** begin Data to process **

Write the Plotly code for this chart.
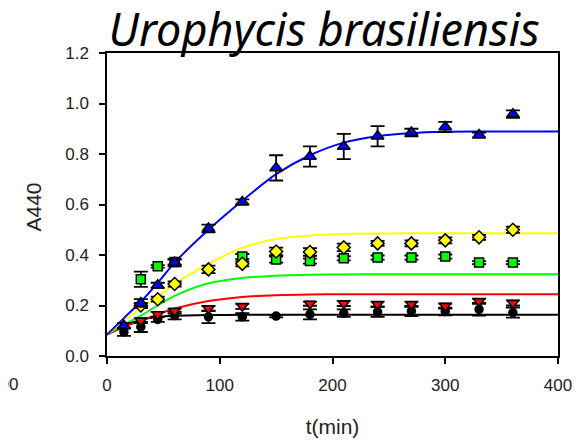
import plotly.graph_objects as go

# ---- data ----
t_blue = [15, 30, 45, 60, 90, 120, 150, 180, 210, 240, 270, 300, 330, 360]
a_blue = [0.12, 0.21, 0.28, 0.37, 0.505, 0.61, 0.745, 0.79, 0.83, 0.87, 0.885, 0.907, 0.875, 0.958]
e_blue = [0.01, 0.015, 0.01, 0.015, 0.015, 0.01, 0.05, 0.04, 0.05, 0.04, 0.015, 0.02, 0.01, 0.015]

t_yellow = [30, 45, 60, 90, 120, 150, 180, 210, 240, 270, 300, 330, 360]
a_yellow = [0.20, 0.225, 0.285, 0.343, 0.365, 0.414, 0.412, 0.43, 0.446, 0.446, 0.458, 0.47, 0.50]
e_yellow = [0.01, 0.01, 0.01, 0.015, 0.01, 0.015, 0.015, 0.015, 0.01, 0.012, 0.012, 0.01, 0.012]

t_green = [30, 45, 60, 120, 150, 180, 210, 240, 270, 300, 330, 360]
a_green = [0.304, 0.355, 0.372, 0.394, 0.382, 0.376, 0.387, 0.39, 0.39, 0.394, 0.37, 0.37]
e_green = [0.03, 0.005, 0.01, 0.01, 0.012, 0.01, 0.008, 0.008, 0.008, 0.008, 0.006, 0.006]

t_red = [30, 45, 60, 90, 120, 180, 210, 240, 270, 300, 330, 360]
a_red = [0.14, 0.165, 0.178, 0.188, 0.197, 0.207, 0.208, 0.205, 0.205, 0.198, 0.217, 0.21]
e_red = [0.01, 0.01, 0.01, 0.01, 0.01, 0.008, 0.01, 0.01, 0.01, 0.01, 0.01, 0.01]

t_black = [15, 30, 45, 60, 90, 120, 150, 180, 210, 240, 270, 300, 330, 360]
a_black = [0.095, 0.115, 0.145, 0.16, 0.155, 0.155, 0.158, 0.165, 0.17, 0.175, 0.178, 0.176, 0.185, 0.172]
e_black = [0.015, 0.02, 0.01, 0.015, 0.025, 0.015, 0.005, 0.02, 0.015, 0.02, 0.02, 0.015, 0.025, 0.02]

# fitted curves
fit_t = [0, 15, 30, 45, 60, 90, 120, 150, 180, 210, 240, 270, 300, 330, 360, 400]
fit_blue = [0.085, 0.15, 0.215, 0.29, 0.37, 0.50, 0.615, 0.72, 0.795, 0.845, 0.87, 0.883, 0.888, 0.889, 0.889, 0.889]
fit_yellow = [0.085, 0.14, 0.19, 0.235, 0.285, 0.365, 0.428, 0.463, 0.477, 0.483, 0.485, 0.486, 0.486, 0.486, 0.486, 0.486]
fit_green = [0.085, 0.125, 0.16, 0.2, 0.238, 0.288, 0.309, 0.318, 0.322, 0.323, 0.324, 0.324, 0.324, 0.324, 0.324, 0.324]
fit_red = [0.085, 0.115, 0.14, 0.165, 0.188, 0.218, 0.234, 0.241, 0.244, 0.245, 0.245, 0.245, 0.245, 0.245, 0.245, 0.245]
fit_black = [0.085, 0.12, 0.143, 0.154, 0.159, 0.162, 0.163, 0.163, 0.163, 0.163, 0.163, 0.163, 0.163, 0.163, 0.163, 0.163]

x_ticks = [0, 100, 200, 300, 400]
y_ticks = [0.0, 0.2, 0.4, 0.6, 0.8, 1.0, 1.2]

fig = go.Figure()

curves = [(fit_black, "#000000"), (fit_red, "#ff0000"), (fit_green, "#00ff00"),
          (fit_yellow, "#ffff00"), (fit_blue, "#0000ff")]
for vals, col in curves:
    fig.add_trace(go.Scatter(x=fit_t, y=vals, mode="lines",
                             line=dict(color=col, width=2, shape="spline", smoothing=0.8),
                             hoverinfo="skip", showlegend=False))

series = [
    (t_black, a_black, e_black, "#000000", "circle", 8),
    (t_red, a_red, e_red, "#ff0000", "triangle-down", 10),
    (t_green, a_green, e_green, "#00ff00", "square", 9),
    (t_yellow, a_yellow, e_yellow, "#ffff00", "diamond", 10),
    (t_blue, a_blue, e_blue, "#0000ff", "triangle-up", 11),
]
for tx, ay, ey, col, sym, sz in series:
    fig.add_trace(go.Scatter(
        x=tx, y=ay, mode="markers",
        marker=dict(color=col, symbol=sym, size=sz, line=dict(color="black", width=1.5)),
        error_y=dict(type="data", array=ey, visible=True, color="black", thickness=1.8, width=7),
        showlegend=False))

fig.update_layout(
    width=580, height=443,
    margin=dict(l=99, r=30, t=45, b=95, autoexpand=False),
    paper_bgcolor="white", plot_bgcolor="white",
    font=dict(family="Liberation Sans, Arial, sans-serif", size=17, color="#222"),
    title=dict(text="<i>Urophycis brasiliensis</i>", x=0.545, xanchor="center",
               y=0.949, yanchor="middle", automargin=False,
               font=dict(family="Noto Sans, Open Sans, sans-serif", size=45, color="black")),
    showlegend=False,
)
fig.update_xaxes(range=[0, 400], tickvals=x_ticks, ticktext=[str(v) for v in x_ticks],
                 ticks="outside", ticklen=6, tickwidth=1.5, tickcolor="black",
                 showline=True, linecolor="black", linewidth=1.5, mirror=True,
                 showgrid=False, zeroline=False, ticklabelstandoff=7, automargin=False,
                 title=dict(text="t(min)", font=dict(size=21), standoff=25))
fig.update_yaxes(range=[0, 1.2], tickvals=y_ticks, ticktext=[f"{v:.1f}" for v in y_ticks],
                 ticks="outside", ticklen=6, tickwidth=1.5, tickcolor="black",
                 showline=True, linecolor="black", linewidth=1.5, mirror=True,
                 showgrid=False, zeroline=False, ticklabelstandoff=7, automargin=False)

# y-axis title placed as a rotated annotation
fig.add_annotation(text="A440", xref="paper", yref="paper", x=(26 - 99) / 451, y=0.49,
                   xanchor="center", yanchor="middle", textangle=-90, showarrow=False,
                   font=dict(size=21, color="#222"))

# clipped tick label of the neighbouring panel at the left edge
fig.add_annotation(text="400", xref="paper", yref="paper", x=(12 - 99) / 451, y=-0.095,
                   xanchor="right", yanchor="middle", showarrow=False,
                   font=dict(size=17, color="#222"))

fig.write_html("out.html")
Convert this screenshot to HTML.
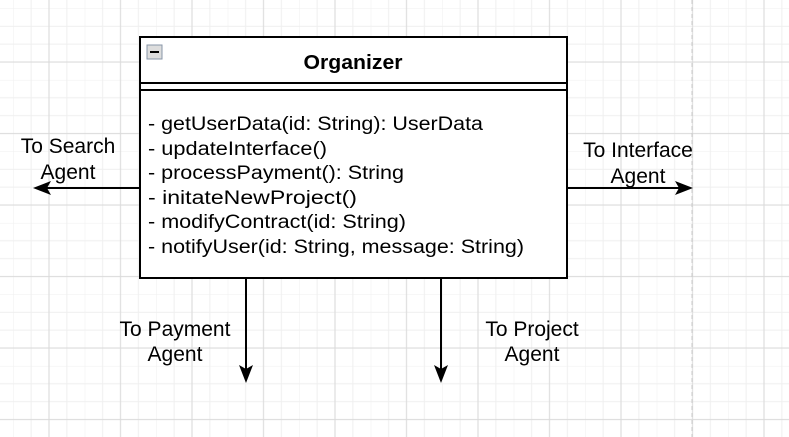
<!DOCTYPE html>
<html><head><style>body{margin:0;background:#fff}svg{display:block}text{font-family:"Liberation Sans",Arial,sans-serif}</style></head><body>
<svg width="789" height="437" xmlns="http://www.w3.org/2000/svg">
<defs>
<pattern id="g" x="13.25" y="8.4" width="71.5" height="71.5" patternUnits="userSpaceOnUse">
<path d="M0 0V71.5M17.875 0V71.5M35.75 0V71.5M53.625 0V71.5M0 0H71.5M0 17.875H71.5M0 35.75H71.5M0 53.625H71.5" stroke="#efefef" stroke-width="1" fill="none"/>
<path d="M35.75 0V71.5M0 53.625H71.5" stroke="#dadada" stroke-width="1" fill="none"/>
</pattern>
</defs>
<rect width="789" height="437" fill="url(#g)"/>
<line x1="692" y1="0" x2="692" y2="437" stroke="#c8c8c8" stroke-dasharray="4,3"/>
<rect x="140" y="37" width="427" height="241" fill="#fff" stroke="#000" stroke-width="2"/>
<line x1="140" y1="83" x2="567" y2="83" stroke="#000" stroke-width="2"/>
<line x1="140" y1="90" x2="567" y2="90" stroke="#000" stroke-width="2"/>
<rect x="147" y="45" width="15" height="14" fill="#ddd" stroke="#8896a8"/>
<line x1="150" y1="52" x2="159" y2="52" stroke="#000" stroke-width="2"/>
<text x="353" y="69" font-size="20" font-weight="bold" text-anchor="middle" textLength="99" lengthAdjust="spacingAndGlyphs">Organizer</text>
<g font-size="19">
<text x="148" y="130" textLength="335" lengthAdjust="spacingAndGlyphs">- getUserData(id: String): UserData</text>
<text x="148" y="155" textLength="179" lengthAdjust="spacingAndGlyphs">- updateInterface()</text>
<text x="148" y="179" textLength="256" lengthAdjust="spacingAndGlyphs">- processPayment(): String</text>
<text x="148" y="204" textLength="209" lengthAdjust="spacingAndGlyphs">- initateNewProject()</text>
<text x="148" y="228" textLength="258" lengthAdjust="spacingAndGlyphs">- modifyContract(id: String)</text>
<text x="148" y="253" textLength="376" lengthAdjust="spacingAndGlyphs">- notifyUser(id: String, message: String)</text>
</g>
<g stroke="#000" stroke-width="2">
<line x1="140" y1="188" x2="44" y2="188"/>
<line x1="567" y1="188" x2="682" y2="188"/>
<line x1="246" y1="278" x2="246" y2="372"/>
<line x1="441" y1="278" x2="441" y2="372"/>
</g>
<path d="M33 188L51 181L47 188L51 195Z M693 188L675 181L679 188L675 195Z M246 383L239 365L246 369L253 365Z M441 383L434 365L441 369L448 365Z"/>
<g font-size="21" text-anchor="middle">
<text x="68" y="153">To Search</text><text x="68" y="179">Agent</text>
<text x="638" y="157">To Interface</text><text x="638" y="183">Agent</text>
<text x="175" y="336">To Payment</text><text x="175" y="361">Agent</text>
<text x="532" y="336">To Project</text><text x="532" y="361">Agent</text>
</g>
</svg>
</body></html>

** end Data to process **

# Stated problem
Restate each line from the start of the listing through the line bearing "import plotly.graph_objects as go" word for word. Drop the pictures.

# Written solution
Write the Plotly code for this chart.
import plotly.graph_objects as go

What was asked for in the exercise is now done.